_Work to do_:
Output the material beneath this task exactly, images excluded.

* * *

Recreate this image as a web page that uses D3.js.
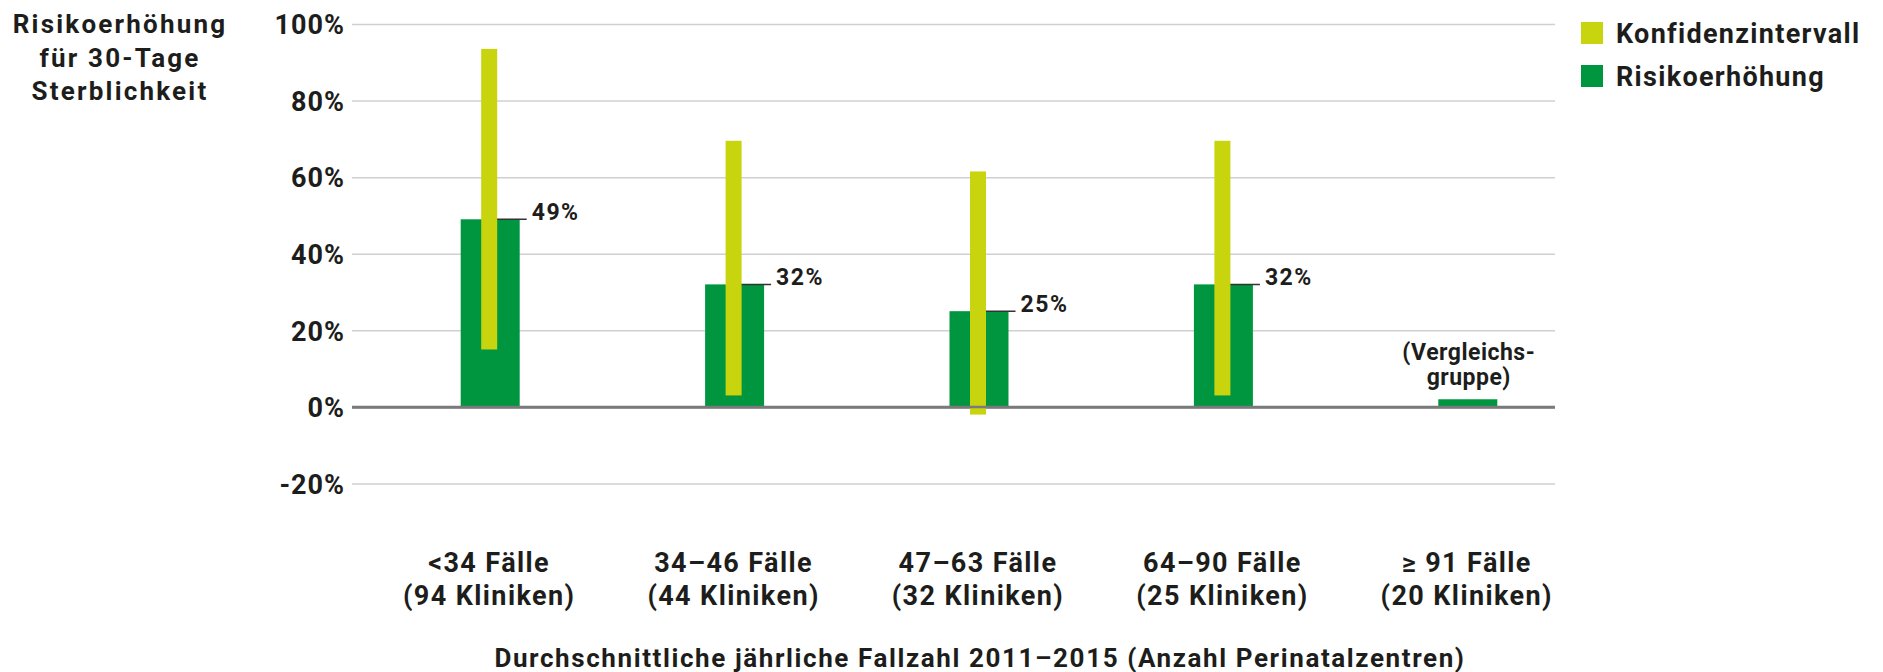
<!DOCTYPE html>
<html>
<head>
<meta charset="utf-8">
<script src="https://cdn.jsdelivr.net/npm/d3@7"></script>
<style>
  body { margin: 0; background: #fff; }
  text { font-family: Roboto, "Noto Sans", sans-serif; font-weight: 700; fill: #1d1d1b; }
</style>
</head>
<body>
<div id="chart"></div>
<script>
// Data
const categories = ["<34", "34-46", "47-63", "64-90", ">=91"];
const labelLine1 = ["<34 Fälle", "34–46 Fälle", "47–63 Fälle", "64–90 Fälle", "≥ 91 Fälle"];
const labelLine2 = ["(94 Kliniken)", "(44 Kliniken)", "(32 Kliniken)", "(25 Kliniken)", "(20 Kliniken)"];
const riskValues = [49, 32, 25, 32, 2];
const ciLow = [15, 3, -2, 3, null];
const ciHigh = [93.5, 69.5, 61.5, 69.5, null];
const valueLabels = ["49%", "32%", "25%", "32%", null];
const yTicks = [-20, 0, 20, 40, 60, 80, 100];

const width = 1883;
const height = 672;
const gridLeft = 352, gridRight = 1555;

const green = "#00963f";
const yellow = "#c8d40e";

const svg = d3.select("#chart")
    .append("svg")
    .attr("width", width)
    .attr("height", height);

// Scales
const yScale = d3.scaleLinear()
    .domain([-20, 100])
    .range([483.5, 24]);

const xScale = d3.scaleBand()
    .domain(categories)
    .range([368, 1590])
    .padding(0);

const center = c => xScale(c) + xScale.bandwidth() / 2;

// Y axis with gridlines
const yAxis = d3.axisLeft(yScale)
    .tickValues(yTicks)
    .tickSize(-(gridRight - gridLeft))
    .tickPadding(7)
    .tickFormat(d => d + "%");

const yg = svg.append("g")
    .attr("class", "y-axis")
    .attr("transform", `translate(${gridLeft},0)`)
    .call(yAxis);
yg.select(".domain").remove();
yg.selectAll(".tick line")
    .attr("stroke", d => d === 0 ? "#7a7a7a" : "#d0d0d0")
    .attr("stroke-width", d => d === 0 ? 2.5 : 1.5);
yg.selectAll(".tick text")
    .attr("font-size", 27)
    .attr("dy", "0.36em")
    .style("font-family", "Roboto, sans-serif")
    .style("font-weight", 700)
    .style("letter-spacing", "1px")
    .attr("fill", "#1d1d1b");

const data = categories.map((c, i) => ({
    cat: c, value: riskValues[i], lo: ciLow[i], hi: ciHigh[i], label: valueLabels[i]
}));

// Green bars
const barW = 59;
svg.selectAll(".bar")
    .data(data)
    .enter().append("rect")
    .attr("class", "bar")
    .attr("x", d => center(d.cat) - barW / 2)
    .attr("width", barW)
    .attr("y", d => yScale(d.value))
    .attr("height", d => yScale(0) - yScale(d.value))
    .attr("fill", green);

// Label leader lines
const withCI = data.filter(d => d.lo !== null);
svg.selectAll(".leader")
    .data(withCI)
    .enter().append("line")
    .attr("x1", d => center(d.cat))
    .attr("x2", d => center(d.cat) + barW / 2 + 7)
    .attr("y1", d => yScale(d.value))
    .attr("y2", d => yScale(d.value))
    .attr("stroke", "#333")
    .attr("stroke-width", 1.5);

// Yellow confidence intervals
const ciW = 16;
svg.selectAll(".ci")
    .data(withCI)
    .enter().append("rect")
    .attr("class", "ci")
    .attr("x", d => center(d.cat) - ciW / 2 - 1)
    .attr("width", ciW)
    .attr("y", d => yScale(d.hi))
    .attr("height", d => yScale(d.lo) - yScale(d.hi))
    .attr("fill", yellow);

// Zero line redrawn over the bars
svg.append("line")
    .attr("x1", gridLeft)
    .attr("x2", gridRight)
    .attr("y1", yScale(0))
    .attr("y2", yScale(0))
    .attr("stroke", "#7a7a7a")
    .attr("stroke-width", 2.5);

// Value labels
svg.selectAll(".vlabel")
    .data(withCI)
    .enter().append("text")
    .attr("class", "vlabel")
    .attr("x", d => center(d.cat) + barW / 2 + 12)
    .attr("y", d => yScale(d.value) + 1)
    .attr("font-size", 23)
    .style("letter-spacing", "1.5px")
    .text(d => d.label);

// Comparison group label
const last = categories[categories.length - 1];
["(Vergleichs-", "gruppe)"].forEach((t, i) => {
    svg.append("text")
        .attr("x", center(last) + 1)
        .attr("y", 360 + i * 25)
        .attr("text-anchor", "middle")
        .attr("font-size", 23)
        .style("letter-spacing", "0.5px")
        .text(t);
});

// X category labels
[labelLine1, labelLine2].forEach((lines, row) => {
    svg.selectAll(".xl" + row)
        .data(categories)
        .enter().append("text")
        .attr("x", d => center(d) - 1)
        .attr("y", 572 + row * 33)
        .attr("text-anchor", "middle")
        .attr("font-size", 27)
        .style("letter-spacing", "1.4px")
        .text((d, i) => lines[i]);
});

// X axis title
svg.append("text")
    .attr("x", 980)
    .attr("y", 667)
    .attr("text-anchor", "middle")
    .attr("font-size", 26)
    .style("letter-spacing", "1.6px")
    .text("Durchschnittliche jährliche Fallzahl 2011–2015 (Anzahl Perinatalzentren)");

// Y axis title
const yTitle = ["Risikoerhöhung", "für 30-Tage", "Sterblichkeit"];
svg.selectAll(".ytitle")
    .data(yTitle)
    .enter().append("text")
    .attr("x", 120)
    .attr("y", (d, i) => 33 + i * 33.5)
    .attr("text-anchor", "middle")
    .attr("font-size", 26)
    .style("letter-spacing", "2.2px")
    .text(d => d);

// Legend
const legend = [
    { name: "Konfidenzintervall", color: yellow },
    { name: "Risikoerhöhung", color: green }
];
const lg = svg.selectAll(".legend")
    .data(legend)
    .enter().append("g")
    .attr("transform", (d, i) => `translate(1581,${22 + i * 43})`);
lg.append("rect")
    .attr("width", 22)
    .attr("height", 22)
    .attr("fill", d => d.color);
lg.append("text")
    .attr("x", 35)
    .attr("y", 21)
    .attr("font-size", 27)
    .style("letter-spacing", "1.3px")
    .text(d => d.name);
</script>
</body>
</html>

* * *

_Response for this exercise_:
Recreate this image as a web page that uses D3.js.
<!DOCTYPE html>
<html>
<head>
<meta charset="utf-8">
<script src="https://cdn.jsdelivr.net/npm/d3@7"></script>
<style>
  body { margin: 0; background: #fff; }
  text { font-family: Roboto, "Noto Sans", sans-serif; font-weight: 700; fill: #1d1d1b; }
</style>
</head>
<body>
<div id="chart"></div>
<script>
// Data
const categories = ["<34", "34-46", "47-63", "64-90", ">=91"];
const labelLine1 = ["<34 Fälle", "34–46 Fälle", "47–63 Fälle", "64–90 Fälle", "≥ 91 Fälle"];
const labelLine2 = ["(94 Kliniken)", "(44 Kliniken)", "(32 Kliniken)", "(25 Kliniken)", "(20 Kliniken)"];
const riskValues = [49, 32, 25, 32, 2];
const ciLow = [15, 3, -2, 3, null];
const ciHigh = [93.5, 69.5, 61.5, 69.5, null];
const valueLabels = ["49%", "32%", "25%", "32%", null];
const yTicks = [-20, 0, 20, 40, 60, 80, 100];

const width = 1883;
const height = 672;
const gridLeft = 352, gridRight = 1555;

const green = "#00963f";
const yellow = "#c8d40e";

const svg = d3.select("#chart")
    .append("svg")
    .attr("width", width)
    .attr("height", height);

// Scales
const yScale = d3.scaleLinear()
    .domain([-20, 100])
    .range([483.5, 24]);

const xScale = d3.scaleBand()
    .domain(categories)
    .range([368, 1590])
    .padding(0);

const center = c => xScale(c) + xScale.bandwidth() / 2;

// Y axis with gridlines
const yAxis = d3.axisLeft(yScale)
    .tickValues(yTicks)
    .tickSize(-(gridRight - gridLeft))
    .tickPadding(7)
    .tickFormat(d => d + "%");

const yg = svg.append("g")
    .attr("class", "y-axis")
    .attr("transform", `translate(${gridLeft},0)`)
    .call(yAxis);
yg.select(".domain").remove();
yg.selectAll(".tick line")
    .attr("stroke", d => d === 0 ? "#7a7a7a" : "#d0d0d0")
    .attr("stroke-width", d => d === 0 ? 2.5 : 1.5);
yg.selectAll(".tick text")
    .attr("font-size", 27)
    .attr("dy", "0.36em")
    .style("font-family", "Roboto, sans-serif")
    .style("font-weight", 700)
    .style("letter-spacing", "1px")
    .attr("fill", "#1d1d1b");

const data = categories.map((c, i) => ({
    cat: c, value: riskValues[i], lo: ciLow[i], hi: ciHigh[i], label: valueLabels[i]
}));

// Green bars
const barW = 59;
svg.selectAll(".bar")
    .data(data)
    .enter().append("rect")
    .attr("class", "bar")
    .attr("x", d => center(d.cat) - barW / 2)
    .attr("width", barW)
    .attr("y", d => yScale(d.value))
    .attr("height", d => yScale(0) - yScale(d.value))
    .attr("fill", green);

// Label leader lines
const withCI = data.filter(d => d.lo !== null);
svg.selectAll(".leader")
    .data(withCI)
    .enter().append("line")
    .attr("x1", d => center(d.cat))
    .attr("x2", d => center(d.cat) + barW / 2 + 7)
    .attr("y1", d => yScale(d.value))
    .attr("y2", d => yScale(d.value))
    .attr("stroke", "#333")
    .attr("stroke-width", 1.5);

// Yellow confidence intervals
const ciW = 16;
svg.selectAll(".ci")
    .data(withCI)
    .enter().append("rect")
    .attr("class", "ci")
    .attr("x", d => center(d.cat) - ciW / 2 - 1)
    .attr("width", ciW)
    .attr("y", d => yScale(d.hi))
    .attr("height", d => yScale(d.lo) - yScale(d.hi))
    .attr("fill", yellow);

// Zero line redrawn over the bars
svg.append("line")
    .attr("x1", gridLeft)
    .attr("x2", gridRight)
    .attr("y1", yScale(0))
    .attr("y2", yScale(0))
    .attr("stroke", "#7a7a7a")
    .attr("stroke-width", 2.5);

// Value labels
svg.selectAll(".vlabel")
    .data(withCI)
    .enter().append("text")
    .attr("class", "vlabel")
    .attr("x", d => center(d.cat) + barW / 2 + 12)
    .attr("y", d => yScale(d.value) + 1)
    .attr("font-size", 23)
    .style("letter-spacing", "1.5px")
    .text(d => d.label);

// Comparison group label
const last = categories[categories.length - 1];
["(Vergleichs-", "gruppe)"].forEach((t, i) => {
    svg.append("text")
        .attr("x", center(last) + 1)
        .attr("y", 360 + i * 25)
        .attr("text-anchor", "middle")
        .attr("font-size", 23)
        .style("letter-spacing", "0.5px")
        .text(t);
});

// X category labels
[labelLine1, labelLine2].forEach((lines, row) => {
    svg.selectAll(".xl" + row)
        .data(categories)
        .enter().append("text")
        .attr("x", d => center(d) - 1)
        .attr("y", 572 + row * 33)
        .attr("text-anchor", "middle")
        .attr("font-size", 27)
        .style("letter-spacing", "1.4px")
        .text((d, i) => lines[i]);
});

// X axis title
svg.append("text")
    .attr("x", 980)
    .attr("y", 667)
    .attr("text-anchor", "middle")
    .attr("font-size", 26)
    .style("letter-spacing", "1.6px")
    .text("Durchschnittliche jährliche Fallzahl 2011–2015 (Anzahl Perinatalzentren)");

// Y axis title
const yTitle = ["Risikoerhöhung", "für 30-Tage", "Sterblichkeit"];
svg.selectAll(".ytitle")
    .data(yTitle)
    .enter().append("text")
    .attr("x", 120)
    .attr("y", (d, i) => 33 + i * 33.5)
    .attr("text-anchor", "middle")
    .attr("font-size", 26)
    .style("letter-spacing", "2.2px")
    .text(d => d);

// Legend
const legend = [
    { name: "Konfidenzintervall", color: yellow },
    { name: "Risikoerhöhung", color: green }
];
const lg = svg.selectAll(".legend")
    .data(legend)
    .enter().append("g")
    .attr("transform", (d, i) => `translate(1581,${22 + i * 43})`);
lg.append("rect")
    .attr("width", 22)
    .attr("height", 22)
    .attr("fill", d => d.color);
lg.append("text")
    .attr("x", 35)
    .attr("y", 21)
    .attr("font-size", 27)
    .style("letter-spacing", "1.3px")
    .text(d => d.name);
</script>
</body>
</html>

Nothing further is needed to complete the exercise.